5600 - Sur les dragons arméniens
N. Lygeros
Notre vision de la cause arménienne est bien souvent associée à la notion de victime. Ce phénomène est bien sûr dû au génocide des Arméniens. Cependant il s’agit de post-justification. En effet le génocide n’explique pas sa propre existence. Il représente le résultat, l’objectif d’un système qui a considéré que les Arméniens étaient nuisibles à sa propre survie. Le caractère nuisible est certainement une insulte qui cache une réalité, à savoir le caractère dangereux des Arméniens pour l’appareil turc. Mais la question demeure.

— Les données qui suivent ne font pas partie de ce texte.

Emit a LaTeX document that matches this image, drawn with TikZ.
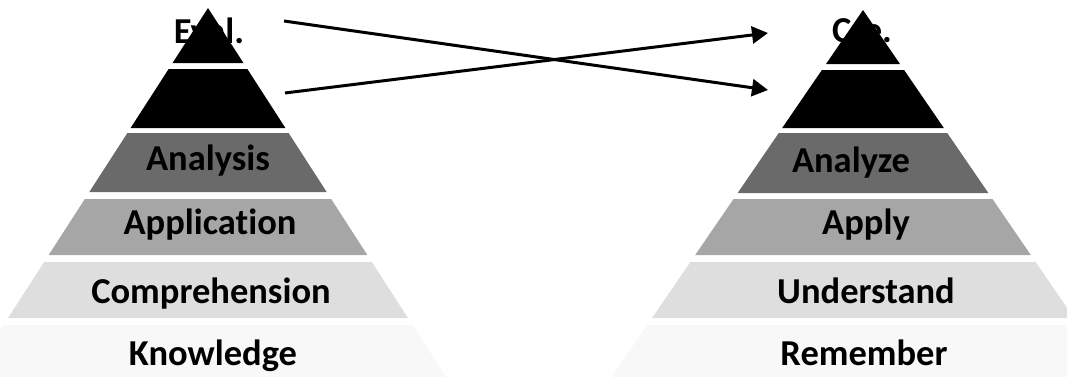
\documentclass[tikz,border=0pt]{standalone}
\usepackage{fontspec}
\setmainfont[Ligatures=NoCommon]{Carlito}
\usetikzlibrary{arrows.meta}
\definecolor{lvC}{HTML}{6A6A6A}
\definecolor{lvD}{HTML}{A6A6A6}
\definecolor{lvE}{HTML}{DEDEDE}
\definecolor{lvF}{HTML}{F8F8F8}
\tikzset{
  lbl/.style={font=\fontsize{36.5}{42}\selectfont\bfseries, text=black, inner sep=0pt, anchor=base},
  conn/.style={line width=3pt, -{Triangle[length=16pt,width=17pt]}}
}
\begin{document}
\begin{tikzpicture}[x=1pt,y=-1pt]
\useasboundingbox (0,0) rectangle (1067,376);
\clip (0,0) rectangle (1067,376);
% left pyramid: apex (208,8), slope 0.645
\foreach \t/\b/\c in {8/63/black,69/128/black,133/192/lvC,199/255/lvD,262/318/lvE,325/390/lvF}{
  \fill[\c] ({208-0.645*(\t-8)},\t) -- ({208+0.645*(\t-8)},\t) -- ({208+0.645*(\b-8)},\b) -- ({208-0.645*(\b-8)},\b) -- cycle;
}
% right pyramid: apex (863,10), slope 0.685
\foreach \t/\b/\c in {10/64/black,70/128/black,133/193/lvC,199/255/lvD,262/318/lvE,325/390/lvF}{
  \fill[\c] ({863-0.685*(\t-10)},\t) -- ({863+0.685*(\t-10)},\t) -- ({863+0.685*(\b-10)},\b) -- ({863-0.685*(\b-10)},\b) -- cycle;
}
% labels left
\node[lbl] (eval) at (209,43) {Eval.};
\node[lbl] (analysis) at (208,170) {Analysis};
\node[lbl] (application) at (210,234) {Application};
\node[lbl] (comprehension) at (211,303) {Comprehension};
\node[lbl] (knowledge) at (213,365) {Knowledge};
% labels right
\node[lbl] (cre) at (862,42) {Cre.};
\node[lbl] (analyze) at (851,172) {Analyze};
\node[lbl] (apply) at (866,234) {Apply};
\node[lbl] (understand) at (866,303) {Understand};
\node[lbl] (remember) at (864,365) {Remember};
% connectors
\coordinate (s1) at (284,21);
\coordinate (t1) at (768,90);
\coordinate (s2) at (285,93);
\coordinate (t2) at (768,33);
\draw[conn] (s1) -- (t1);
\draw[conn] (s2) -- (t2);
\end{tikzpicture}
\end{document}
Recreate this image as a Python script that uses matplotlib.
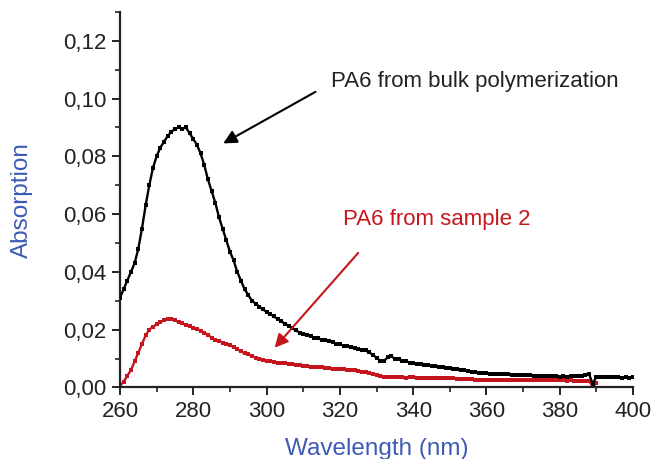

Pourquoi un peuple de si bas niveau, selon la propagande de l’époque, peut-il être dangereux pour un état si fort à l’instar de son auto-proclamation ? Ce ne peut pas être sa quantité car il est clair que celle-ci est mineure par rapport à la population globale ! Est-ce donc une propriété particulière ? Cette réponse serait raciste dans tous les cas de figure, sauf si nous faisons intervenir le temps. Le peuple arménien est un peuple ancien et ceci est incontestable sur le plan historique. Il en est de même pour sa culture. Il faut donc rechercher ses éléments diachroniques en relation avec la terre. Car ils existent, ils représentent un danger pour un jeune état qui veut remettre en cause l’ensemble du passé. Ces éléments, ce sont ceux qui non seulement se souviennent mais surtout n’oublient pas. Aussi ils ne peuvent être nivelés et ce même par un ordre social et étatique. Si nous tenons compte du schéma mental suivant, à savoir que les légendes, c’est l’essence de l’histoire, un des éléments les plus anciens de la culture arménienne, c’est le dragon, le fameux Vishap. Car le caractère chrétien qui va donner naissance aux Khatchkars et aux lettres de fer est postérieur. De plus, dans une situation conflictuelle, le peuple revient à ses racines pour puiser sa force. Seulement comment déraciner un peuple si ancien par un appareil si jeune ? Telle est la question. Et le génocide est la réponse car il ne peut tuer des symboles.